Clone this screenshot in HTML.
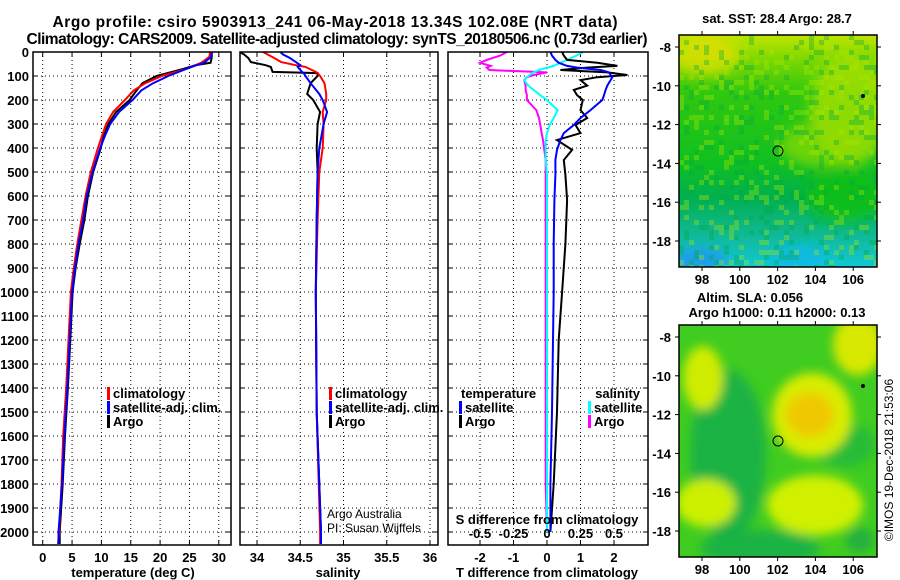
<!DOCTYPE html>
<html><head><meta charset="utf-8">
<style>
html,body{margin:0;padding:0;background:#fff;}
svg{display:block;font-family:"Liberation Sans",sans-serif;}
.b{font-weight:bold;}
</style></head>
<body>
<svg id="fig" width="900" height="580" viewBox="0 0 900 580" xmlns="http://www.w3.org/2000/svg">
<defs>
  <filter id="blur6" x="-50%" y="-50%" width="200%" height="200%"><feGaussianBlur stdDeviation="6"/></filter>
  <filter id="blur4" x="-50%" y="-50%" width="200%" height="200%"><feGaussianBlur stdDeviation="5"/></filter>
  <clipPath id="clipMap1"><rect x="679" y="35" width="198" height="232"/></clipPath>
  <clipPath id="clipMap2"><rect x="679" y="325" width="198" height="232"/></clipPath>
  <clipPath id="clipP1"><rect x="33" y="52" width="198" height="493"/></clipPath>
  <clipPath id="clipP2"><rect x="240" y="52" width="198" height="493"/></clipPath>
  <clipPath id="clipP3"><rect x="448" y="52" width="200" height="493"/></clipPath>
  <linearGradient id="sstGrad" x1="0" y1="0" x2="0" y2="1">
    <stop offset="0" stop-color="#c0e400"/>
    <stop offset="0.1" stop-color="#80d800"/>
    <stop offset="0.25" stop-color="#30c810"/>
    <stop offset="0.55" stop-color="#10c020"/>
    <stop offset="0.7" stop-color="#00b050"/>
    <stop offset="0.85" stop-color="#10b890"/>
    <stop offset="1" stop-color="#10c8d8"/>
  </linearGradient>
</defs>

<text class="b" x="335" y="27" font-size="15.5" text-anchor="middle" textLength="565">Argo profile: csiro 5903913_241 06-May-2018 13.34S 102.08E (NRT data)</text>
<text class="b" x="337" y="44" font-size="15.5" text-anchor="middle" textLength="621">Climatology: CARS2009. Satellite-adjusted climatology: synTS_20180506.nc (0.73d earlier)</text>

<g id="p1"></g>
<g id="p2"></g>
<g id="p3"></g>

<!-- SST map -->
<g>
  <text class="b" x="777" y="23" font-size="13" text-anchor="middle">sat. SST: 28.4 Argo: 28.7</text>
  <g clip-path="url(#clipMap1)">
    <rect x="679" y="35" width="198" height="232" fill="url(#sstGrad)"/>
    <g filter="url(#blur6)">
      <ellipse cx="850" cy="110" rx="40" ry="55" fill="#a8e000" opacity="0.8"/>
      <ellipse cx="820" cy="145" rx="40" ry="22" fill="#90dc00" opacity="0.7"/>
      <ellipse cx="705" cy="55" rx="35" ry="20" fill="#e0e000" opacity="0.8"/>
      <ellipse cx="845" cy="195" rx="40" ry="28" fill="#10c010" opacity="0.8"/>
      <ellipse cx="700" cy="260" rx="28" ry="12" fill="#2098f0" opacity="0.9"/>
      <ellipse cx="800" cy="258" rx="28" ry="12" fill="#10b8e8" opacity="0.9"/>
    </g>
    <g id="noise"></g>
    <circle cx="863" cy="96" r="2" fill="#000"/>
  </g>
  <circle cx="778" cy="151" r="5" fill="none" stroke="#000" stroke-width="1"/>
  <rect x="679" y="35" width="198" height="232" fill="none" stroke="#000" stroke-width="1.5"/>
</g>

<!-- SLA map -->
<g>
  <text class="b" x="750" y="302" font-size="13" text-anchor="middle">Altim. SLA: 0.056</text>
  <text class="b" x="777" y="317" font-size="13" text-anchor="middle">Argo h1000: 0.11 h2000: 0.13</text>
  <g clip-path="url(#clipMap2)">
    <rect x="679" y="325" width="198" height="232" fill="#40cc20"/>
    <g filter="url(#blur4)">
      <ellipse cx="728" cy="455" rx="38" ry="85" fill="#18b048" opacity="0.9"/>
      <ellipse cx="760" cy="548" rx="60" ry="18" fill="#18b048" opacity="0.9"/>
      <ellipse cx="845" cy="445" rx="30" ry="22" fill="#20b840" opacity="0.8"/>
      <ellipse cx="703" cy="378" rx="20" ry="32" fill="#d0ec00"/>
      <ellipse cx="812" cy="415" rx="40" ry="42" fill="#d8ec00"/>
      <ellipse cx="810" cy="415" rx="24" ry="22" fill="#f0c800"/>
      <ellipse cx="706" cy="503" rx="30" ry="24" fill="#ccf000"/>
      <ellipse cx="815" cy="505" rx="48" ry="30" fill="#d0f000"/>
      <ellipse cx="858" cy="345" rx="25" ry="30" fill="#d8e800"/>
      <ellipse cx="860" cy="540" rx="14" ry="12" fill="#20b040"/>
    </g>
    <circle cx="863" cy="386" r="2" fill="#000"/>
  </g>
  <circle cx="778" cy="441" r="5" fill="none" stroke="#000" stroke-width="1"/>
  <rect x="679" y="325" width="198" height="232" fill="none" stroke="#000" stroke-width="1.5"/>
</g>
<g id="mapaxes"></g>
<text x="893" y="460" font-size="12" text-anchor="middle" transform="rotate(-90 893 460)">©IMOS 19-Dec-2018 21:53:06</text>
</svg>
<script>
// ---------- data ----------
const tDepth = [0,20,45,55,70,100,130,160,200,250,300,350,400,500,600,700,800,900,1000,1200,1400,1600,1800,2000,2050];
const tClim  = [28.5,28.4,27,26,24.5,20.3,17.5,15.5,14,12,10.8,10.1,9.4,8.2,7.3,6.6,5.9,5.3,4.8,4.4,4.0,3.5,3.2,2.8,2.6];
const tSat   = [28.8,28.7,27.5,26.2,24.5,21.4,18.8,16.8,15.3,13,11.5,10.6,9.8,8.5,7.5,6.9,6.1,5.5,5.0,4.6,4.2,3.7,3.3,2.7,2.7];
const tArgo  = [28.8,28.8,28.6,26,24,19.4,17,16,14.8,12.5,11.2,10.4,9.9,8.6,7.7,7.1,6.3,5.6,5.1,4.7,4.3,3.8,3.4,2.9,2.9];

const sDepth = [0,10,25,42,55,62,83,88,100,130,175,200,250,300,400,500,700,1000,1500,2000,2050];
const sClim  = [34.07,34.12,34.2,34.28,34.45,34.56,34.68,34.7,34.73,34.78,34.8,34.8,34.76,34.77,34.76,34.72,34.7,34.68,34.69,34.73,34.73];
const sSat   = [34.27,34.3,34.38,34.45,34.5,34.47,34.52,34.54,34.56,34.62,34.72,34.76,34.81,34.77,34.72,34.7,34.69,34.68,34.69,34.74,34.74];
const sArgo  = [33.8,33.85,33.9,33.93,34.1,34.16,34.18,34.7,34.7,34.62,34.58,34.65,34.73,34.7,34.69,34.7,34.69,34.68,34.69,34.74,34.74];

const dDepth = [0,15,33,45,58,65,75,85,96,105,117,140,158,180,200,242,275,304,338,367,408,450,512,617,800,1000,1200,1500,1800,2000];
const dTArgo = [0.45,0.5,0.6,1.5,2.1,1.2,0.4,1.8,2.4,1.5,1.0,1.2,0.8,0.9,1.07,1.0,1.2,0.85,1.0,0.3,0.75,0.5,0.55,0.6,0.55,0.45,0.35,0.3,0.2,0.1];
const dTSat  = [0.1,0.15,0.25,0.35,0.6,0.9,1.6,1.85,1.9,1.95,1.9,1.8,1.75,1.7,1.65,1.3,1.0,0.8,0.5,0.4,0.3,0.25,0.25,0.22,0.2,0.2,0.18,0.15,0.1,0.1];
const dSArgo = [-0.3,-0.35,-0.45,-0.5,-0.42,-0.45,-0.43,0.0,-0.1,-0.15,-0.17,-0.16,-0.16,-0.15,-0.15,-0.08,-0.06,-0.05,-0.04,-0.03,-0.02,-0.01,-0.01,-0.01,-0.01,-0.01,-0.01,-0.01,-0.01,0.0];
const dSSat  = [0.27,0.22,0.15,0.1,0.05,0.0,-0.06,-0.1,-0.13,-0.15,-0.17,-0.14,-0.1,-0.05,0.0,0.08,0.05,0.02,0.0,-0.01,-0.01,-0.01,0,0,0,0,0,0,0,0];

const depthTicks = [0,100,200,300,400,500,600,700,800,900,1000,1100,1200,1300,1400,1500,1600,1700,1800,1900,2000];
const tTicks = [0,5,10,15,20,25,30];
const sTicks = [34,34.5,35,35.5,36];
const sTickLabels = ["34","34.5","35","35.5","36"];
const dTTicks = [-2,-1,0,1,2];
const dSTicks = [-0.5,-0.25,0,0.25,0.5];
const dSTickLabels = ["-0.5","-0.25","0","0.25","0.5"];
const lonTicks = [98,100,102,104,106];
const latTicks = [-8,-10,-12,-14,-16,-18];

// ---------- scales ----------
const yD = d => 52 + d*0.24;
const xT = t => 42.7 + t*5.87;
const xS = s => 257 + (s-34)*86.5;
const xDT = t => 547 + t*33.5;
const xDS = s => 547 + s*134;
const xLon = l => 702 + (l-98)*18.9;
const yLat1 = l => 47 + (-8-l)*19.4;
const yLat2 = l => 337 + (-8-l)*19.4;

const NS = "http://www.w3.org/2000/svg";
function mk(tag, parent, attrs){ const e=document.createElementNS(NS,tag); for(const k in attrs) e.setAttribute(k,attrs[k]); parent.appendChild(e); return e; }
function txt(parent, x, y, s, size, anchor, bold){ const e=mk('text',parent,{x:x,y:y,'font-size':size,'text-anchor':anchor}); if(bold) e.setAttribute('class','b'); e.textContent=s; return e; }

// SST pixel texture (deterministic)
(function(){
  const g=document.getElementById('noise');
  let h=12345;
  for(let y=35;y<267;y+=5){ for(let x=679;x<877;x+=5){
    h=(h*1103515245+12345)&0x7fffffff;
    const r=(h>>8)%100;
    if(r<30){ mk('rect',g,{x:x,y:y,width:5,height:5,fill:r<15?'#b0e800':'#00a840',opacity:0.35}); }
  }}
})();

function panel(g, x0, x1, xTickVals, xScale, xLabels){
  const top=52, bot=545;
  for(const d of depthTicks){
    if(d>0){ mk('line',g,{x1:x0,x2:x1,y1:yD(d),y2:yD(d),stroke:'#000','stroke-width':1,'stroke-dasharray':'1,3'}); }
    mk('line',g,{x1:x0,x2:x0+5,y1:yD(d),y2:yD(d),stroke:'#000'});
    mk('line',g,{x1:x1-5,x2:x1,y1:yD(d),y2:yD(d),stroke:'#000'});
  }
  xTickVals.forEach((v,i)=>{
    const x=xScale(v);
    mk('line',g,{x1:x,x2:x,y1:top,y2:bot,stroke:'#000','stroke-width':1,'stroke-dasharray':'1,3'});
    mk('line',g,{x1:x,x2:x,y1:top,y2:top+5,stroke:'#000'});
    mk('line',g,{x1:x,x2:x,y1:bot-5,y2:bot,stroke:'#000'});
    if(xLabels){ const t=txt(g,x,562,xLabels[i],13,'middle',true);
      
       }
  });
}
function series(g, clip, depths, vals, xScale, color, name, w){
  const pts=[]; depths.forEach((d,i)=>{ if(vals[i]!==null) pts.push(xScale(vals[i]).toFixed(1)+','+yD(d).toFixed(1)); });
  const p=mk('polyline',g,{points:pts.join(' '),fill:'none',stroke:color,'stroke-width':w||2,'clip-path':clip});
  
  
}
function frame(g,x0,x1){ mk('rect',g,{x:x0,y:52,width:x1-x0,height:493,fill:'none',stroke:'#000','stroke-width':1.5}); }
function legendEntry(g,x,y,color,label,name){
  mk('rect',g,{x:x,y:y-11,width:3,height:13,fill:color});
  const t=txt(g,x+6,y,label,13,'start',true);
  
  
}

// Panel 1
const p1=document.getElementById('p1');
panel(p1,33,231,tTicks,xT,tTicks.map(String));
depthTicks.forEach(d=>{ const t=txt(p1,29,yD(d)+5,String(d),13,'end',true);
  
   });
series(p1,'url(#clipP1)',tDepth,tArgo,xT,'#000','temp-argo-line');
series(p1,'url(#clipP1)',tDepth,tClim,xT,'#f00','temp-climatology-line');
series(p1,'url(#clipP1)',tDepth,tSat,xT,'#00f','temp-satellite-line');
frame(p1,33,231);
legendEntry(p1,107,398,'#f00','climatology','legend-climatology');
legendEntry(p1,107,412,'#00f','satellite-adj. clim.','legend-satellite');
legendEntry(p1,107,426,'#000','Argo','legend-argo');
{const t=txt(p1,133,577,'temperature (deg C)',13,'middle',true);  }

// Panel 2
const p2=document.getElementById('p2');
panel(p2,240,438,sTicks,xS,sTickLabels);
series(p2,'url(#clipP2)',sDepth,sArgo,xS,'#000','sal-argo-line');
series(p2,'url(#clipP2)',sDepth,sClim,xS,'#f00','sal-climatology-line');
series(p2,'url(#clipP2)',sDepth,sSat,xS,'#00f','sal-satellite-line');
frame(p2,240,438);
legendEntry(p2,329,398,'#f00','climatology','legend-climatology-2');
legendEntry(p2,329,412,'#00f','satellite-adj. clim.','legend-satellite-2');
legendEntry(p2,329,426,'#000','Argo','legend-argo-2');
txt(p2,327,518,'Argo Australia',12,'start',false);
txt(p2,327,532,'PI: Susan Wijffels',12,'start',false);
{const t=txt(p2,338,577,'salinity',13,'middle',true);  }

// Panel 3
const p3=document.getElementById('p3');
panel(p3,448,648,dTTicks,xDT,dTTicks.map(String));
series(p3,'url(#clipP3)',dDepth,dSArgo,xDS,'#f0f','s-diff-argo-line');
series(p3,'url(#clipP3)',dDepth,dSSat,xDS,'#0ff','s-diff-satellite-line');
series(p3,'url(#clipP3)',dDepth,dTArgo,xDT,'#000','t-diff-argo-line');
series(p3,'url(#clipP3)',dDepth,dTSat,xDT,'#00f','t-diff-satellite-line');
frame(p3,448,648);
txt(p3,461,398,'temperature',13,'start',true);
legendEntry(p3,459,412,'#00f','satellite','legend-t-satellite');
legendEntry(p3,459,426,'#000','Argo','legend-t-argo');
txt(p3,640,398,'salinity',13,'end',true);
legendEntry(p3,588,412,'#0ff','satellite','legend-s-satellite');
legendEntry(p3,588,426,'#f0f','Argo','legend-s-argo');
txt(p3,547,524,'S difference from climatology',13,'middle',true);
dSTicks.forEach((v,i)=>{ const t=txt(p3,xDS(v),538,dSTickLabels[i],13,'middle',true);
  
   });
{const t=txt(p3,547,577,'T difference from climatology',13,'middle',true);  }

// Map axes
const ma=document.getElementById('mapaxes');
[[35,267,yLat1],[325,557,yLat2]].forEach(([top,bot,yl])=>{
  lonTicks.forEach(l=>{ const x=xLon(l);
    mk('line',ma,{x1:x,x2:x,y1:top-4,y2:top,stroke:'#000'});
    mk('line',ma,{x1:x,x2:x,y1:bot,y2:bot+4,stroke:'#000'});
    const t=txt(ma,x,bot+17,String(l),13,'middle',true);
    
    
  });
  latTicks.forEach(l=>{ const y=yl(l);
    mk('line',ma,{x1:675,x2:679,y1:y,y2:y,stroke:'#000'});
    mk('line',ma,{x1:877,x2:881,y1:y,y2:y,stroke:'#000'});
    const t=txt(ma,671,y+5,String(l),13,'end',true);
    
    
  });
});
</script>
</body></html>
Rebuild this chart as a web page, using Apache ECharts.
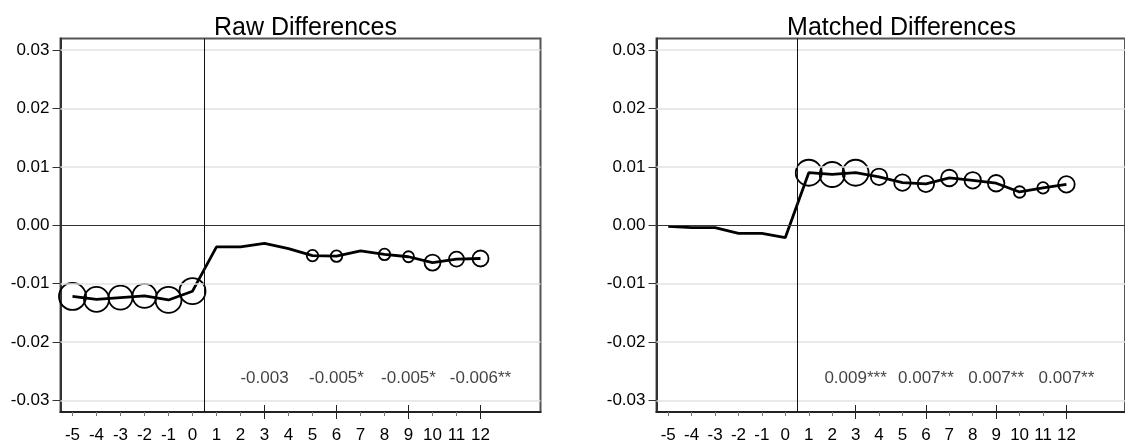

» EXERCISE OBJECTIVE
Only the number is wanted: how many lines of the data contain the word "this"?

» FINAL RESULT
2